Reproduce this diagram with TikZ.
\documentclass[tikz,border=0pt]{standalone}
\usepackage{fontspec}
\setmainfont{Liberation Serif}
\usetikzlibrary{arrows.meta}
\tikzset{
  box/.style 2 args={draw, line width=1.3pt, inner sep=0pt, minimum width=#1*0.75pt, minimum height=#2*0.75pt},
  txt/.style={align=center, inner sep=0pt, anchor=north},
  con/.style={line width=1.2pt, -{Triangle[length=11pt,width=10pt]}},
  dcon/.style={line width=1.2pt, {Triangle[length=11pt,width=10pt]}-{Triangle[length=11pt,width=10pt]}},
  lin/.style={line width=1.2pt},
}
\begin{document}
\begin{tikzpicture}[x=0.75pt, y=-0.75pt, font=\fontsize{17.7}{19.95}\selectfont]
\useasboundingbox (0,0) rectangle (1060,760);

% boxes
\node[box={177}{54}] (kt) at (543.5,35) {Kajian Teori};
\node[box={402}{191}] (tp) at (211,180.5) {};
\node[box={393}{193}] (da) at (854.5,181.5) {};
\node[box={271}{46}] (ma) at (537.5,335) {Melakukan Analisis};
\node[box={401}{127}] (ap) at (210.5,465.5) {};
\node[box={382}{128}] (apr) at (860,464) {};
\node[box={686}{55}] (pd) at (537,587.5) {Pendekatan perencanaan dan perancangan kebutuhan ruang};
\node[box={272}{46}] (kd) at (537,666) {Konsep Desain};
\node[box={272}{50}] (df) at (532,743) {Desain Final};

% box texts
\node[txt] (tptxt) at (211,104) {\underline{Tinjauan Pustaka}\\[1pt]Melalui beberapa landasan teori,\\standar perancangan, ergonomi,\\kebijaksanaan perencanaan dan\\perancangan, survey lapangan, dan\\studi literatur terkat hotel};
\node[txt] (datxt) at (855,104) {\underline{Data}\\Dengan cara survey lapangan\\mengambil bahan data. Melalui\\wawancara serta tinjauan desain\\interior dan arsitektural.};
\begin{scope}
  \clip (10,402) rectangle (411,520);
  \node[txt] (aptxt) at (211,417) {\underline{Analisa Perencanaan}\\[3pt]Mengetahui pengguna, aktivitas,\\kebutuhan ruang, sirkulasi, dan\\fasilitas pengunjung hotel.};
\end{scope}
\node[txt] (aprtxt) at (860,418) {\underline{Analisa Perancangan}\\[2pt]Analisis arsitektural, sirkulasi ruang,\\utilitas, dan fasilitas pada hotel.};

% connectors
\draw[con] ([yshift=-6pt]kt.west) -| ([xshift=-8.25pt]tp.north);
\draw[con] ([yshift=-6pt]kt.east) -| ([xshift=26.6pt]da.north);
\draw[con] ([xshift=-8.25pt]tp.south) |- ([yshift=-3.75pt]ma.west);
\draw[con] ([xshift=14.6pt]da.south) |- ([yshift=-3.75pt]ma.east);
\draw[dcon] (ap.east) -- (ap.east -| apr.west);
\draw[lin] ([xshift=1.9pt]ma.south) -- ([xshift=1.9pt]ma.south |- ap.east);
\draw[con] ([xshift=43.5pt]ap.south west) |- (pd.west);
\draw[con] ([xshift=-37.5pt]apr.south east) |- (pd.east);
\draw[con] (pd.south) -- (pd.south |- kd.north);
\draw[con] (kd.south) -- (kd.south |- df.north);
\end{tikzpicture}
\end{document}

--

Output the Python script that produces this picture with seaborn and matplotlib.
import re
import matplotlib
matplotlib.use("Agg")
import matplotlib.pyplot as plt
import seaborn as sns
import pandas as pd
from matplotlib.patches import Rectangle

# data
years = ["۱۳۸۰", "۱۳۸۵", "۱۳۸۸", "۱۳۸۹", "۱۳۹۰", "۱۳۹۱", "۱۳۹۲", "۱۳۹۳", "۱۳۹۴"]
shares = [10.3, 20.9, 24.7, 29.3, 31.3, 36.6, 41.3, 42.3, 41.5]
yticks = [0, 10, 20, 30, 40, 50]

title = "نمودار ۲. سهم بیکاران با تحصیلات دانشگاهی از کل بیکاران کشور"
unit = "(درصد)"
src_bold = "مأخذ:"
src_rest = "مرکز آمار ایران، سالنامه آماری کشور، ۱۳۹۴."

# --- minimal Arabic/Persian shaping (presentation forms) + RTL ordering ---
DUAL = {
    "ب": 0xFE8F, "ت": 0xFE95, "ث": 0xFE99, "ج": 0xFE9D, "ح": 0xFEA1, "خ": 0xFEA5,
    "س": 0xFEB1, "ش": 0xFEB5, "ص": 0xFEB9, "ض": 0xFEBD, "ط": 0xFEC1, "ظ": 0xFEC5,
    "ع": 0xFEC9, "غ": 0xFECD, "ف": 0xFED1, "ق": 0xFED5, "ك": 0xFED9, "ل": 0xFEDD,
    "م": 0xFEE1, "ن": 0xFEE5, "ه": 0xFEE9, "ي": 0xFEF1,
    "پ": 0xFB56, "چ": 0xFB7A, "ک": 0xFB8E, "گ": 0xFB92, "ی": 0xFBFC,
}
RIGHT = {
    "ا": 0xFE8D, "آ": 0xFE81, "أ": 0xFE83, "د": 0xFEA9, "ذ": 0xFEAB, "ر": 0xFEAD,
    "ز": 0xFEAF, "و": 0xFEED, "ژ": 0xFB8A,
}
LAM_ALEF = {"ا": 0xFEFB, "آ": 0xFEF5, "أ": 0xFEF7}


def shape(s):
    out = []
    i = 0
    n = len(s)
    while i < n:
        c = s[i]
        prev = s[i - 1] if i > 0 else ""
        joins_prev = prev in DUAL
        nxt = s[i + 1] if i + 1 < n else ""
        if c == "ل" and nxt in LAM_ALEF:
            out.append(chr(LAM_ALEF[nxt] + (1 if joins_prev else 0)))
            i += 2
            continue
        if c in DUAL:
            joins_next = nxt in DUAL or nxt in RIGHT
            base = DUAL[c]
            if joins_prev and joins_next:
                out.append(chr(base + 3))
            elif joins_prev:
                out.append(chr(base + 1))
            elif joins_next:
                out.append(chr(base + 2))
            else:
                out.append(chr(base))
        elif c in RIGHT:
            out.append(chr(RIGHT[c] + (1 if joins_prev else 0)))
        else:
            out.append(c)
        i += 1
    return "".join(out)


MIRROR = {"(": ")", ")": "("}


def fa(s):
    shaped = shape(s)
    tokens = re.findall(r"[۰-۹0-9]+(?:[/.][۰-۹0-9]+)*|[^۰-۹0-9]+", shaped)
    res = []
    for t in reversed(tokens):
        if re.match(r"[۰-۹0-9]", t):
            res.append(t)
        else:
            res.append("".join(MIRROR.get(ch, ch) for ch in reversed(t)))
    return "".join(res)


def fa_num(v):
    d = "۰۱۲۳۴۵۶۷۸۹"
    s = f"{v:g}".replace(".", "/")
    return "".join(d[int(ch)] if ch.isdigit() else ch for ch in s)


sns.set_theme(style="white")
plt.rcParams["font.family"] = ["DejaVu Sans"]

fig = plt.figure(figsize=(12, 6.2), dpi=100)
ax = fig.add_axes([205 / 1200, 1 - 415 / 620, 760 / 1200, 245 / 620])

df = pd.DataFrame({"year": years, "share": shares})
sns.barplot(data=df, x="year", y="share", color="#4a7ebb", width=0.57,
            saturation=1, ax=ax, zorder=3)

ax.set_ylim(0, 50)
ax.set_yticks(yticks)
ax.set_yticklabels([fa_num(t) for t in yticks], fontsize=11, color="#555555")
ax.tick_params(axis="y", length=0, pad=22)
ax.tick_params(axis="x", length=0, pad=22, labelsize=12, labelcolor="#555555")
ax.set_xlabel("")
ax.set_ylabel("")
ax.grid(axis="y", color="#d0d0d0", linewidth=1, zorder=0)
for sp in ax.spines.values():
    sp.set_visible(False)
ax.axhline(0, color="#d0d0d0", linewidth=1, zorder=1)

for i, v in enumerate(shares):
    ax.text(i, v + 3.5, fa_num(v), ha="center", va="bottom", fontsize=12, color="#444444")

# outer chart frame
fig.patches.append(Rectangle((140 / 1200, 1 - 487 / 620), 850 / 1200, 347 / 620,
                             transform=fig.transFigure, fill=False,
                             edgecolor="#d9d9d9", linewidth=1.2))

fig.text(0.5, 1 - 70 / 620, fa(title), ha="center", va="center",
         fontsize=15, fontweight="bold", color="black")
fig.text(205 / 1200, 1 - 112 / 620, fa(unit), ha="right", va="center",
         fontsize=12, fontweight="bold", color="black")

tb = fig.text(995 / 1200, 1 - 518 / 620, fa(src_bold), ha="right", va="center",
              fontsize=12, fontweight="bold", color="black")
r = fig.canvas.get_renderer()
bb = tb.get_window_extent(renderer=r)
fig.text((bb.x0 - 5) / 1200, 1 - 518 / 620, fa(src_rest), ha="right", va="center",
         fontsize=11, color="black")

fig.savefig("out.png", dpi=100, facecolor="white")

---

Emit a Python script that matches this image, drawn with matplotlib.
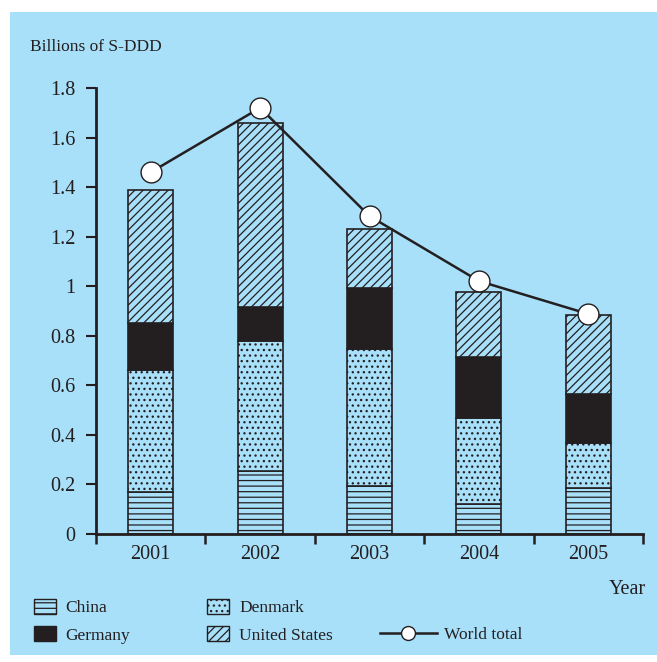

_Instructions for the task_
Return the exact lines from the line with "Reproduce this diagram with TikZ." to the line with "(df) at (532,743)", inclusive of both, with nothing added.

_Answer to this problem_
Reproduce this diagram with TikZ.
\documentclass[tikz,border=0pt]{standalone}
\usepackage{fontspec}
\setmainfont{Liberation Serif}
\usetikzlibrary{arrows.meta}
\tikzset{
  box/.style 2 args={draw, line width=1.3pt, inner sep=0pt, minimum width=#1*0.75pt, minimum height=#2*0.75pt},
  txt/.style={align=center, inner sep=0pt, anchor=north},
  con/.style={line width=1.2pt, -{Triangle[length=11pt,width=10pt]}},
  dcon/.style={line width=1.2pt, {Triangle[length=11pt,width=10pt]}-{Triangle[length=11pt,width=10pt]}},
  lin/.style={line width=1.2pt},
}
\begin{document}
\begin{tikzpicture}[x=0.75pt, y=-0.75pt, font=\fontsize{17.7}{19.95}\selectfont]
\useasboundingbox (0,0) rectangle (1060,760);

% boxes
\node[box={177}{54}] (kt) at (543.5,35) {Kajian Teori};
\node[box={402}{191}] (tp) at (211,180.5) {};
\node[box={393}{193}] (da) at (854.5,181.5) {};
\node[box={271}{46}] (ma) at (537.5,335) {Melakukan Analisis};
\node[box={401}{127}] (ap) at (210.5,465.5) {};
\node[box={382}{128}] (apr) at (860,464) {};
\node[box={686}{55}] (pd) at (537,587.5) {Pendekatan perencanaan dan perancangan kebutuhan ruang};
\node[box={272}{46}] (kd) at (537,666) {Konsep Desain};
\node[box={272}{50}] (df) at (532,743) {Desain Final};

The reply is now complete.